What to do – All of the material below is to be returned exactly.

Available data –
┄┄┄┄┄┄┄┄┄┄
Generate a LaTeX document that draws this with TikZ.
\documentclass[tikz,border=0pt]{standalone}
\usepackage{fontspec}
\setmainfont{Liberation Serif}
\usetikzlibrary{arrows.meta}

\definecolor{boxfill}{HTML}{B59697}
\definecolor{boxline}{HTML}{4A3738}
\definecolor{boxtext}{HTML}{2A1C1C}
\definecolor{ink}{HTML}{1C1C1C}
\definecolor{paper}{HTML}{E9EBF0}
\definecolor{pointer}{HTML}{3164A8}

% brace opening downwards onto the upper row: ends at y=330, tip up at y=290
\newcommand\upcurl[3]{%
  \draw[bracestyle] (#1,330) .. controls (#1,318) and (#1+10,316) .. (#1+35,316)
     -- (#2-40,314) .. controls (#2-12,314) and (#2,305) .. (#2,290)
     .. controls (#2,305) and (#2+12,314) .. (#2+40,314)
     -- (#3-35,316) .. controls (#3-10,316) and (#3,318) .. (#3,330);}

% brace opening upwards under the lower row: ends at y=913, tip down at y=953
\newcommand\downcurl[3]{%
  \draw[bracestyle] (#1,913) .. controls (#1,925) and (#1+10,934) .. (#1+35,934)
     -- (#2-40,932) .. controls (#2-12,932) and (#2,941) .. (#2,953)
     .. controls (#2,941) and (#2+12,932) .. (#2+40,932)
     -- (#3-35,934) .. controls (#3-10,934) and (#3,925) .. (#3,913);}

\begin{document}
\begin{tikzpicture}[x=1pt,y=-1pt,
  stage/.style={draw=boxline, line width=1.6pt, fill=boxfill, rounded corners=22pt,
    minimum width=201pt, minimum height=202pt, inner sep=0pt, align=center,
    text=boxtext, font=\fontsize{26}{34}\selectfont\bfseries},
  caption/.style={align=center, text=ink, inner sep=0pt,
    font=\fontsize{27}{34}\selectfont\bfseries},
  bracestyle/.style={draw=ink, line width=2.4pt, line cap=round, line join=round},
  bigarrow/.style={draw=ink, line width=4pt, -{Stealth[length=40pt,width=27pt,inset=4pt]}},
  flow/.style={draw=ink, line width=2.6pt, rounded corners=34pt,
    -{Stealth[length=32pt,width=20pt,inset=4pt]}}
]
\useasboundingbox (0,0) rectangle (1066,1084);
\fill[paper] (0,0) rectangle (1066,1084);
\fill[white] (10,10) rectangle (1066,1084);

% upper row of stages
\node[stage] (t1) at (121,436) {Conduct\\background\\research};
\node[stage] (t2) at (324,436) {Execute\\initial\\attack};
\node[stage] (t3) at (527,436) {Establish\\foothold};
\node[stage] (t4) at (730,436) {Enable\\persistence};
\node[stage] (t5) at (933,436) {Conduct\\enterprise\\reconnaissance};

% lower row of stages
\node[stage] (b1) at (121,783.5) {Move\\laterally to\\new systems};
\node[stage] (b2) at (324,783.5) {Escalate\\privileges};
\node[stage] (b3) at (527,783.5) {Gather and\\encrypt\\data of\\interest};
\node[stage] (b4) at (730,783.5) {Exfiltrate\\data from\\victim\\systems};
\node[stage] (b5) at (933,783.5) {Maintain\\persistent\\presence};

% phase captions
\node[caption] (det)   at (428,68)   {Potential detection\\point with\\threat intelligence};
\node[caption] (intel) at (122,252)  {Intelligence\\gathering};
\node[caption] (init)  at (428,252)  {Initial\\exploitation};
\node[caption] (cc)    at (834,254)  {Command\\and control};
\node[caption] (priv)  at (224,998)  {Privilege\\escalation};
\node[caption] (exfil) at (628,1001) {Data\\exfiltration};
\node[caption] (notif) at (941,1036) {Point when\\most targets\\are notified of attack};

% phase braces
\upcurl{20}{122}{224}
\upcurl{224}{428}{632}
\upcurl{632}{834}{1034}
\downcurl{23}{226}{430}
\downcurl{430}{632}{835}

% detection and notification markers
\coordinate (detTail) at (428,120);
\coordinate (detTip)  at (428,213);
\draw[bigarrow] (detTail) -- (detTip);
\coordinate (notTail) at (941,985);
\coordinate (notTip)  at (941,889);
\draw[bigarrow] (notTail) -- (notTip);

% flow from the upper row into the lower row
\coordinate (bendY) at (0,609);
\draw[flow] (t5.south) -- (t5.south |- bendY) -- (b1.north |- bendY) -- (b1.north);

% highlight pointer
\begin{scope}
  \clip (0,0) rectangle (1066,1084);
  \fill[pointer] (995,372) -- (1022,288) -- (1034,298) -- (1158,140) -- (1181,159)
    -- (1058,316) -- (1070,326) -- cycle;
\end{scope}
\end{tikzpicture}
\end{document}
┄┄┄┄┄┄┄┄┄┄
Response to the exercise –
Generate a LaTeX document that draws this with TikZ.
\documentclass[tikz,border=0pt]{standalone}
\usepackage{fontspec}
\setmainfont{Liberation Serif}
\usetikzlibrary{arrows.meta}

\definecolor{boxfill}{HTML}{B59697}
\definecolor{boxline}{HTML}{4A3738}
\definecolor{boxtext}{HTML}{2A1C1C}
\definecolor{ink}{HTML}{1C1C1C}
\definecolor{paper}{HTML}{E9EBF0}
\definecolor{pointer}{HTML}{3164A8}

% brace opening downwards onto the upper row: ends at y=330, tip up at y=290
\newcommand\upcurl[3]{%
  \draw[bracestyle] (#1,330) .. controls (#1,318) and (#1+10,316) .. (#1+35,316)
     -- (#2-40,314) .. controls (#2-12,314) and (#2,305) .. (#2,290)
     .. controls (#2,305) and (#2+12,314) .. (#2+40,314)
     -- (#3-35,316) .. controls (#3-10,316) and (#3,318) .. (#3,330);}

% brace opening upwards under the lower row: ends at y=913, tip down at y=953
\newcommand\downcurl[3]{%
  \draw[bracestyle] (#1,913) .. controls (#1,925) and (#1+10,934) .. (#1+35,934)
     -- (#2-40,932) .. controls (#2-12,932) and (#2,941) .. (#2,953)
     .. controls (#2,941) and (#2+12,932) .. (#2+40,932)
     -- (#3-35,934) .. controls (#3-10,934) and (#3,925) .. (#3,913);}

\begin{document}
\begin{tikzpicture}[x=1pt,y=-1pt,
  stage/.style={draw=boxline, line width=1.6pt, fill=boxfill, rounded corners=22pt,
    minimum width=201pt, minimum height=202pt, inner sep=0pt, align=center,
    text=boxtext, font=\fontsize{26}{34}\selectfont\bfseries},
  caption/.style={align=center, text=ink, inner sep=0pt,
    font=\fontsize{27}{34}\selectfont\bfseries},
  bracestyle/.style={draw=ink, line width=2.4pt, line cap=round, line join=round},
  bigarrow/.style={draw=ink, line width=4pt, -{Stealth[length=40pt,width=27pt,inset=4pt]}},
  flow/.style={draw=ink, line width=2.6pt, rounded corners=34pt,
    -{Stealth[length=32pt,width=20pt,inset=4pt]}}
]
\useasboundingbox (0,0) rectangle (1066,1084);
\fill[paper] (0,0) rectangle (1066,1084);
\fill[white] (10,10) rectangle (1066,1084);

% upper row of stages
\node[stage] (t1) at (121,436) {Conduct\\background\\research};
\node[stage] (t2) at (324,436) {Execute\\initial\\attack};
\node[stage] (t3) at (527,436) {Establish\\foothold};
\node[stage] (t4) at (730,436) {Enable\\persistence};
\node[stage] (t5) at (933,436) {Conduct\\enterprise\\reconnaissance};

% lower row of stages
\node[stage] (b1) at (121,783.5) {Move\\laterally to\\new systems};
\node[stage] (b2) at (324,783.5) {Escalate\\privileges};
\node[stage] (b3) at (527,783.5) {Gather and\\encrypt\\data of\\interest};
\node[stage] (b4) at (730,783.5) {Exfiltrate\\data from\\victim\\systems};
\node[stage] (b5) at (933,783.5) {Maintain\\persistent\\presence};

% phase captions
\node[caption] (det)   at (428,68)   {Potential detection\\point with\\threat intelligence};
\node[caption] (intel) at (122,252)  {Intelligence\\gathering};
\node[caption] (init)  at (428,252)  {Initial\\exploitation};
\node[caption] (cc)    at (834,254)  {Command\\and control};
\node[caption] (priv)  at (224,998)  {Privilege\\escalation};
\node[caption] (exfil) at (628,1001) {Data\\exfiltration};
\node[caption] (notif) at (941,1036) {Point when\\most targets\\are notified of attack};

% phase braces
\upcurl{20}{122}{224}
\upcurl{224}{428}{632}
\upcurl{632}{834}{1034}
\downcurl{23}{226}{430}
\downcurl{430}{632}{835}

% detection and notification markers
\coordinate (detTail) at (428,120);
\coordinate (detTip)  at (428,213);
\draw[bigarrow] (detTail) -- (detTip);
\coordinate (notTail) at (941,985);
\coordinate (notTip)  at (941,889);
\draw[bigarrow] (notTail) -- (notTip);

% flow from the upper row into the lower row
\coordinate (bendY) at (0,609);
\draw[flow] (t5.south) -- (t5.south |- bendY) -- (b1.north |- bendY) -- (b1.north);

% highlight pointer
\begin{scope}
  \clip (0,0) rectangle (1066,1084);
  \fill[pointer] (995,372) -- (1022,288) -- (1034,298) -- (1158,140) -- (1181,159)
    -- (1058,316) -- (1070,326) -- cycle;
\end{scope}
\end{tikzpicture}
\end{document}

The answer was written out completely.